What stands out with this 132-year-old brewery is that it has revived an almost-extinct strain of rice distantly related to yamada nishiki. This gives its sake the fruitiness often associated with yamada nishiki plus a deeper, earthier flavour from the locally regrown rice. “It’s a great choice for people looking for something a little different and goes great with smoky, grilled dishes,” Wong says, adding that the sake has developed a bit of a cult following even outside Japan.

Rock star dreams
Mr Otaru is currently the exclusive supplier of these three sake labels. Bottles are sold online via the website and directly to small, independent bars and restaurants such as The Flying Squirrel in Amoy Street, one of the first to stock his sake. Wong is a long-time friend of musician Jack Ho, who co-owns The Flying Squirrel with his wife Angeline Leong and fellow musician Rai Kannu.

Back in the late 1990s and early noughties, Wong used to play electric and bass guitar with Ho and Kannu (who are known professionally as Jack and Rai) at bars such as Wala Wala. “I harboured rock star dreams,” laughs Wong, who is self-taught and played on a few commercially released albums. However, those aspirations took a backseat after Wong embarked on a career in public relations, followed by marketing in the luxury goods sector. After close to nine years in the latter, he decided to do something on his own.

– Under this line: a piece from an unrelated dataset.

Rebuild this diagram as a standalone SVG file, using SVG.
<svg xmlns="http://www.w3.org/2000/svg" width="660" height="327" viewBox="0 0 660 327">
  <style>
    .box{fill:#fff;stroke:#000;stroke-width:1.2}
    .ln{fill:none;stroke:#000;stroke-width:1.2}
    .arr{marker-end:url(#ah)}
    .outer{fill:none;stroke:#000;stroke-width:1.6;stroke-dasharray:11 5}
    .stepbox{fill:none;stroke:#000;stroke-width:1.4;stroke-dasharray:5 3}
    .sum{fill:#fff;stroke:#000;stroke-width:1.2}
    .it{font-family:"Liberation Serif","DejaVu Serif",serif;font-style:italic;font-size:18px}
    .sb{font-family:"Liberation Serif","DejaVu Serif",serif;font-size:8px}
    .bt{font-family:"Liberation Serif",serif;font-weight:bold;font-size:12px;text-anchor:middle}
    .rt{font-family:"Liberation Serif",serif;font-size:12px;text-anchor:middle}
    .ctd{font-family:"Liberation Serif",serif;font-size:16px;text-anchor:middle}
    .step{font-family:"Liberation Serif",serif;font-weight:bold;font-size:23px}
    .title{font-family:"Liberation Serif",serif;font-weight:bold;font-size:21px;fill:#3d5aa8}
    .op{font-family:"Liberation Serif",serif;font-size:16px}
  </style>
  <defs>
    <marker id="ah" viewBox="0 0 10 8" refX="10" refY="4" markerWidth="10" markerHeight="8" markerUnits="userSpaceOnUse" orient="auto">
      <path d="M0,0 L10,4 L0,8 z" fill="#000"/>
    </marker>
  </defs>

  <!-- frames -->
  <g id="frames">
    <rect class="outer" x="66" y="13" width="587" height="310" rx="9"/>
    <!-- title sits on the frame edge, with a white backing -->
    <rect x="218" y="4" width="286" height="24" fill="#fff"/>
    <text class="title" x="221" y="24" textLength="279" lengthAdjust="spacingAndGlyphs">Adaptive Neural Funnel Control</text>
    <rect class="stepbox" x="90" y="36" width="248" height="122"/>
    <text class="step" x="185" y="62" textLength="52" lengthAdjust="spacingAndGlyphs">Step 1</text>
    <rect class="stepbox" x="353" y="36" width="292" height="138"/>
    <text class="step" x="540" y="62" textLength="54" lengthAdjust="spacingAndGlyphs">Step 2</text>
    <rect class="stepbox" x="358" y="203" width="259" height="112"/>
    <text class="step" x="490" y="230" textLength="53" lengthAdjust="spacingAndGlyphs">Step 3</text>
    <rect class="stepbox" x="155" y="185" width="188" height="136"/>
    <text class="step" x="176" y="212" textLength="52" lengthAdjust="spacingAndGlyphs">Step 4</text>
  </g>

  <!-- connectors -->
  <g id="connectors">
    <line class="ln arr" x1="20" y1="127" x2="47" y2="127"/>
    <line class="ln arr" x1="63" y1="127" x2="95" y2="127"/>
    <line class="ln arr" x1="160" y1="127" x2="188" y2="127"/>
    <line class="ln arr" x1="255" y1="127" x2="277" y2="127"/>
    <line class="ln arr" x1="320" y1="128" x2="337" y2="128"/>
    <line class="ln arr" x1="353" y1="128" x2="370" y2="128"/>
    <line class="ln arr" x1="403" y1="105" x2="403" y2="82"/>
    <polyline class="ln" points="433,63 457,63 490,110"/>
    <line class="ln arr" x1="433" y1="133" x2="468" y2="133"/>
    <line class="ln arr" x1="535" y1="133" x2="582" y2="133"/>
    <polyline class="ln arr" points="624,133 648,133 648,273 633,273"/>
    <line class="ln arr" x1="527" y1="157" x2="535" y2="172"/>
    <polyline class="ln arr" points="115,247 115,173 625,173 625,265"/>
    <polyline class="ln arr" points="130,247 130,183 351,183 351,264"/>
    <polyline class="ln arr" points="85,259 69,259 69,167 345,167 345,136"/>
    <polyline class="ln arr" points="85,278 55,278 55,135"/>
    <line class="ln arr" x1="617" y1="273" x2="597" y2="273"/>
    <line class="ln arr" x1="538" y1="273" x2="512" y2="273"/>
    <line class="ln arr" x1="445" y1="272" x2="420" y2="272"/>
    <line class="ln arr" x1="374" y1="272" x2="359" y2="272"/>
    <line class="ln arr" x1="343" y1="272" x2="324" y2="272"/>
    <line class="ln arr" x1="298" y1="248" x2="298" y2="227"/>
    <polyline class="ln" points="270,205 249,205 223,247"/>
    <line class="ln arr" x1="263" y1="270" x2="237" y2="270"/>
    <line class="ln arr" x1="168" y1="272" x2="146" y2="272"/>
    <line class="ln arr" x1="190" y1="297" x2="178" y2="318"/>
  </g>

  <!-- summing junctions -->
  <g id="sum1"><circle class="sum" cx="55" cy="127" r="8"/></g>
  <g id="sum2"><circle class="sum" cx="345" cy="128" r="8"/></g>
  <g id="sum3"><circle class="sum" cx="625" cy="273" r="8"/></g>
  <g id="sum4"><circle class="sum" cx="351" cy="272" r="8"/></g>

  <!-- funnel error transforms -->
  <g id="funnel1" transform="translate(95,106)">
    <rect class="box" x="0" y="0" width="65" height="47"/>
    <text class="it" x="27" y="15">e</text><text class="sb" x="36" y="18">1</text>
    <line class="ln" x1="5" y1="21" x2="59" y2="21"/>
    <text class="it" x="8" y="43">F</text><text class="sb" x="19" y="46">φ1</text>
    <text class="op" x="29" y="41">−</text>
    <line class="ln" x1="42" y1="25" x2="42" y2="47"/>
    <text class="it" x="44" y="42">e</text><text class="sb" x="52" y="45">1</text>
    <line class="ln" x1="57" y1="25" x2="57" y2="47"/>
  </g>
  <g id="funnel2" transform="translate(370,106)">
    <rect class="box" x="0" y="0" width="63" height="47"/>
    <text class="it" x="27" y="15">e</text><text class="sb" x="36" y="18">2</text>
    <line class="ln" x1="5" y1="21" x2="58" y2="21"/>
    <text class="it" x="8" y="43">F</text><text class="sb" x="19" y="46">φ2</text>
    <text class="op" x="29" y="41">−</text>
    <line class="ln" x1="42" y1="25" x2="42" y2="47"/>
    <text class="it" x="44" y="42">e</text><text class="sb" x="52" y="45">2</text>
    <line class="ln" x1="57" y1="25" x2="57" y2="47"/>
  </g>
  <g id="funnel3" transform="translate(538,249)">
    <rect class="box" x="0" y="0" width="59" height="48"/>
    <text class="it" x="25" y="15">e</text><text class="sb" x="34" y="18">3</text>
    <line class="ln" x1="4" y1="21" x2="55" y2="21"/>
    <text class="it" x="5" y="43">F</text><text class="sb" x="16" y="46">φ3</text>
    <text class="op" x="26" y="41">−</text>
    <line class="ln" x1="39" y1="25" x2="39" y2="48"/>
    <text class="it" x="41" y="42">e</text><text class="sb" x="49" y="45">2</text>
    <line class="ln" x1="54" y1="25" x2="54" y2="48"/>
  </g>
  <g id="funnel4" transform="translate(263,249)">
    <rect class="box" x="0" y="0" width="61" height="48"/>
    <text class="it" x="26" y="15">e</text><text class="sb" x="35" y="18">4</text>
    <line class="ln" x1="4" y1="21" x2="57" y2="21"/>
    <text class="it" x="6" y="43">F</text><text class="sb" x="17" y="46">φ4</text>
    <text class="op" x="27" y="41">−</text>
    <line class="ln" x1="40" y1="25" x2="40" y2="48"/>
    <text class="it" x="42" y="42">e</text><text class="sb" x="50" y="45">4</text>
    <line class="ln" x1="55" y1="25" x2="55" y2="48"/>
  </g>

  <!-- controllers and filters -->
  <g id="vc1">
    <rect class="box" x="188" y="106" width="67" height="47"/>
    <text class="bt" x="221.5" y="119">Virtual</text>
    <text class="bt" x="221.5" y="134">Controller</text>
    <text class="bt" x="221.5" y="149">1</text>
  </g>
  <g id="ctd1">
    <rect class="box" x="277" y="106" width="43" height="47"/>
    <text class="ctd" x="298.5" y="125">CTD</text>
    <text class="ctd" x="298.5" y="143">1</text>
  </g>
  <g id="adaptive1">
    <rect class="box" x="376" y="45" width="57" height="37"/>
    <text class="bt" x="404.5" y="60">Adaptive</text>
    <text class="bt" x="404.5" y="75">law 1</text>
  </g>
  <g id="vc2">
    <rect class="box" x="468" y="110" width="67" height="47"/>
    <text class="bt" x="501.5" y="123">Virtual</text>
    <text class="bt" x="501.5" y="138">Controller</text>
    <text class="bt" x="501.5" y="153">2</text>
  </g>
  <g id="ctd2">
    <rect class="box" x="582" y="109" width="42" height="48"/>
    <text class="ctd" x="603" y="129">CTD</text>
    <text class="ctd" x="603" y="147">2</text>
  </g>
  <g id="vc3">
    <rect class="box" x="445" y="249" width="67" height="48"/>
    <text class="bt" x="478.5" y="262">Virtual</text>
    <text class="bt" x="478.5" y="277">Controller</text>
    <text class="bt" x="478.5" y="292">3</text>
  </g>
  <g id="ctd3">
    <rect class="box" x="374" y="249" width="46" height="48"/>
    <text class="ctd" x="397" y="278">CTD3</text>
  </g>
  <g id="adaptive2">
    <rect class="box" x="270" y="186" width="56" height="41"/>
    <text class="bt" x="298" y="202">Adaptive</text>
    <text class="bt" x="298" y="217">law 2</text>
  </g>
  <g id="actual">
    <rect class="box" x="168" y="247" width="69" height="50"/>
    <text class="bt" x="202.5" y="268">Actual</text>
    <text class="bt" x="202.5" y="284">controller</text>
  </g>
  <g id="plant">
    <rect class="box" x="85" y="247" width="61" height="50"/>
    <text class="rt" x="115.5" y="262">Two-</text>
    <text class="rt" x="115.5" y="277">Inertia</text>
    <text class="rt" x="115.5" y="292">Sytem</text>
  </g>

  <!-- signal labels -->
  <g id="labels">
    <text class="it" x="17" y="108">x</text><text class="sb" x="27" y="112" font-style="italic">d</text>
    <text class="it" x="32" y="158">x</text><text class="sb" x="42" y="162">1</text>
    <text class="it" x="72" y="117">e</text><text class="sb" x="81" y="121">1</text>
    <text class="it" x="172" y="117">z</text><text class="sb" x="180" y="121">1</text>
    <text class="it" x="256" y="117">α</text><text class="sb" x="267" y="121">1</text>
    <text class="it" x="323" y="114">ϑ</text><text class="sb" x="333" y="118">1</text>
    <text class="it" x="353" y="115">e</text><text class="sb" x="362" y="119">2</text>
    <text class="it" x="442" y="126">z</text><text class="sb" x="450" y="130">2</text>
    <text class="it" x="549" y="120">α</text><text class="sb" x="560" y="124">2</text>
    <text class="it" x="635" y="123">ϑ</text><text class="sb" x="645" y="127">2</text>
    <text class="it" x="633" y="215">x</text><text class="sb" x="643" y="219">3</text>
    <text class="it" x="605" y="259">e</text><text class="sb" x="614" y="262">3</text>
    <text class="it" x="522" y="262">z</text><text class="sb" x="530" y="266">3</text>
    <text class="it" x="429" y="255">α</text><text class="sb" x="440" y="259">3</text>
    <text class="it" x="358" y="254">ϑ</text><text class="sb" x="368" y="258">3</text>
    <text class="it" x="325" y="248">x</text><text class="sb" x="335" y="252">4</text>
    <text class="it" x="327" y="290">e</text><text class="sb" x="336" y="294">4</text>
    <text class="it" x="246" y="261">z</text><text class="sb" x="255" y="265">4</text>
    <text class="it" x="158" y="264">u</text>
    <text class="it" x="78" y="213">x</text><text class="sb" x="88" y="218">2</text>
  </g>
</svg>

“It’s been tough starting from absolute zero. I had no prior experience in F&B, no reputation and minimal contacts,” concedes Wong, who has two children, aged eight and four. However, response has been encouraging, with growing interest from corporates for sake appreciation events and sake-pairing dinners. “Plus, the cool thing about being the alcohol guy is people are very happy to see you,” he laughs.

Wong hopes to open Singaporeans’ taste buds to the rice wine beyond Japanese food. “Sake is light and a bit sweet, so it goes very well with salty and oily food,” he says. He advocates trying the tipple with local food such as char kueh teow or chye tau kueh. He also feels it pairs well with Italian and French food. Aside from that, Wong is banking on premium sake gaining appeal once people realise it is a relatively clean and price-friendly drink. High-quality sake has no preservatives unlike wine, which tends to have sulphites. Nor does it have added sugar. Sake is also good value for money, as it can be 30% to 50% cheaper than wine, Wong points out.

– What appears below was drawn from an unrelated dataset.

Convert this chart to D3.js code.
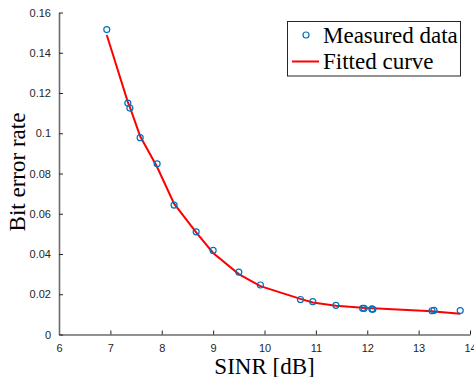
<!DOCTYPE html>
<html>
<head>
<meta charset="utf-8">
<script src="https://cdn.jsdelivr.net/npm/d3@7"></script>
<style>
  body { margin: 0; background: #fff; }
  svg { display: block; }
  .tick text { font-family: "Liberation Sans", Arial, sans-serif; font-size: 11px; fill: #262626; }
  .lbl { font-family: "Liberation Serif", "Times New Roman", serif; font-size: 23px; fill: #000; }
</style>
</head>
<body>
<div id="chart"></div>
<script>
// measured points (SINR dB, BER)
const measuredX = [6.93, 7.34, 7.38, 7.58, 7.91, 8.24, 8.67, 9.0, 9.5, 9.92,
  10.70, 10.94, 11.39, 11.91, 11.94, 12.09, 12.11, 13.26, 13.30, 13.81];
const measuredY = [0.1515, 0.1150, 0.1125, 0.0978, 0.0848, 0.0643, 0.0510, 0.0418, 0.0310, 0.0246,
  0.0174, 0.0163, 0.0145, 0.0130, 0.0130, 0.0127, 0.0125, 0.0118, 0.0120, 0.0119];
// fitted curve, evaluated at the measured x values
const fittedY = [0.1488, 0.1155, 0.1130, 0.0985, 0.0832, 0.0650, 0.0508, 0.0405, 0.0300, 0.0240,
  0.0177, 0.0159, 0.0143, 0.0133, 0.0132, 0.0130, 0.0130, 0.0115, 0.0114, 0.0103];
const xTicks = [6, 7, 8, 9, 10, 11, 12, 13, 14];
const yTicks = [0, 0.02, 0.04, 0.06, 0.08, 0.1, 0.12, 0.14, 0.16];

const width = 474, height = 377;
const margin = { top: 12.5, right: 4, bottom: 42.5, left: 59 };

const svg = d3.select('#chart').append('svg')
    .attr('width', width)
    .attr('height', height);

const x = d3.scaleLinear().domain([6, 14]).range([margin.left, width - margin.right]);
const y = d3.scaleLinear().domain([0, 0.16]).range([height - margin.bottom, margin.top]);

/* Axes (MATLAB style: ticks inward, box off) */
const xAxisD3 = svg.append('g')
    .attr('class', 'x-axis')
    .attr('transform', `translate(0,${y(0)})`)
    .call(d3.axisBottom(x).tickValues(xTicks).tickFormat(d3.format('d'))
        .tickSizeInner(-4).tickSizeOuter(0).tickPadding(10));
const yAxisD3 = svg.append('g')
    .attr('class', 'y-axis')
    .attr('transform', `translate(${x(6)},0)`)
    .call(d3.axisLeft(y).tickValues(yTicks).tickFormat(d => d === 0 ? '0' : String(+d.toFixed(2)))
        .tickSizeInner(-4).tickSizeOuter(0).tickPadding(8));

for (let ax of [xAxisD3, yAxisD3]) {
  ax.select('.domain').attr('stroke', '#6b6b6b').attr('stroke-width', 1.6);
  ax.selectAll('.tick line').attr('stroke', '#262626').attr('stroke-width', 1);
}

/* Fitted curve */
const pts = measuredX.map((v, i) => [v, fittedY[i]]);
svg.append('path')
    .datum(pts)
    .attr('fill', 'none')
    .attr('stroke', '#ff0000')
    .attr('stroke-width', 2)
    .attr('d', d3.line().x(d => x(d[0])).y(d => y(d[1])));

/* Measured data */
svg.append('g')
    .selectAll('circle')
    .data(measuredX.map((v, i) => [v, measuredY[i]]))
    .join('circle')
    .attr('cx', d => x(d[0]))
    .attr('cy', d => y(d[1]))
    .attr('r', 3)
    .attr('fill', 'none')
    .attr('stroke', '#0072bd')
    .attr('stroke-width', 1.2);

/* Labels */
svg.append('text')
    .attr('class', 'lbl')
    .attr('x', (x(6) + x(14)) / 2 + 0)
    .attr('y', 374)
    .attr('text-anchor', 'middle')
    .text('SINR [dB]');
svg.append('text')
    .attr('class', 'lbl')
    .attr('transform', `translate(25,${172}) rotate(-90)`)
    .attr('text-anchor', 'middle')
    .text('Bit error rate');

/* Legend */
const legendD3 = svg.append('g').attr('class', 'legend');
legendD3.append('rect')
    .attr('x', 287.5).attr('y', 21.5)
    .attr('width', 173).attr('height', 54.5)
    .attr('fill', '#fff')
    .attr('stroke', '#262626')
    .attr('stroke-width', 1);
legendD3.append('circle')
    .attr('cx', 306).attr('cy', 35)
    .attr('r', 3)
    .attr('fill', 'none')
    .attr('stroke', '#0072bd')
    .attr('stroke-width', 1.2);
legendD3.append('text')
    .attr('class', 'lbl')
    .attr('x', 323).attr('y', 42.5)
    .text('Measured data');
legendD3.append('line')
    .attr('x1', 292).attr('x2', 319)
    .attr('y1', 61.5).attr('y2', 61.5)
    .attr('stroke', '#ff0000')
    .attr('stroke-width', 2);
legendD3.append('text')
    .attr('class', 'lbl')
    .attr('x', 323).attr('y', 68.5)
    .text('Fitted curve');
</script>
</body>
</html>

Today, Wong, is a certified sake sommelier, one of a large handful in Singapore. This month, he journeys to Japan to complete his Advanced Sake Professional certification, which will include a tasting exam. His ultimate goal is to be a sake samurai, which is the pinnacle of recognition within the industry. For a guy who once thought sake was horrible, that is probably the highest homage he could give to the drink.

Sunita Sue Leng, formerly an associate editor at The Edge Singapore, usually finds inspiration after a glass of wine. Or sake.



Taiten Shiragiku Junmai Daiginjo Omachi

Tasting tips
Sake is technically not a wine or liquor. It is brewed, not distilled, putting it closer to beer than wine. While there is a significant beer and wine drinking culture in Singapore, sake appreciation is largely tied to the realm of Japanese gastronomy. “Don’t be afraid of sake,” says Wong. Yes, the labels are all in Japanese, which makes them hard to decipher. However, drinkers can look out for these cues to get an idea of what’s in the bottle.

The first is the rice polishing ratio. The lower the ratio, the higher the grade of sake, as this means more husk has been milled away, leaving the sake cleaner and lighter-bodied. “Sixty per cent and under is generally a good place to start,” he says. “It is value for money as it is on the more elegant side and you get the more aromatic tones.”

Sake with a rice polishing ratio of 60% is referred to as ginjo. Scour the label for the Japanese characters 吟醸. Super premium sake, meanwhile, is made with rice that has been polished to 50% and below. This highest grade of sake is known as daiginjo or 大吟醸.

Next, look for the sake meter value, a number that indicates how sweet or dry the alcoholic beverage will be. It is a measure of how much of the sugar created from the starch in the rice was converted to alcohol and how much remained to contribute to sweetness. A more positive number (for example +10) suggests a drier sake, while a negative number (for example -10) would convey the converse.

The percentage figure at the back of the bottle refers to the alcohol content. This generally ranges from 15% to 17%. Good-quality sake is typically made of just four ingredients: rice, yeast, water and distilled alcohol. The last is optional. If the brewer opts not to add alcohol, banking wholly on fermentation to create alcohol, the sake is known as junmai or 純米. “This sake tends to be a bit heavier and deeper in flavour,” notes Wong.

Finally, hot or cold? Premium sake should be drunk chilled, especially ginjo and daiginjo. “The magic is in the aroma, lightness, elegance. Heat masks a lot of it,” he says. And unlike wine, sake should be drunk young. As a rule of thumb, the shelf life is about two years from the bottling date. It should be kept under 20°C and out of sunlight. Once opened, it should ideally be consumed within seven to 10 days.

If you want something light, Wong recommends the Kikuzakari Daiginjo ($95). It has scents of pineapple and apple, a +3 dryness and a nice finish. He finds that it goes well with steamboat.

Isichi Junmai Ginjo Asahi is made with the less common asahi rice variety

If you prefer something bold, try the Ishichi Junmai Ginjo Asahi ($65). The sake, which clinched the 2017 Fine Sake Awards Gold Medal, has a nice round body with a strong umami flavour that makes you want to tear into a juicy steak, says Wong.

For something different, he suggests the Taiten Shiragiku Junmai Daiginjo Omachi ($99). The sake won gold at the Annual Japan Sake Awards from 2015 to 2017 consecutively. Wong says: “It has an earthy, dry flavour and is wonderful with mushrooms, grilled vegetables and soup dishes such as yong tau foo or kake udon.”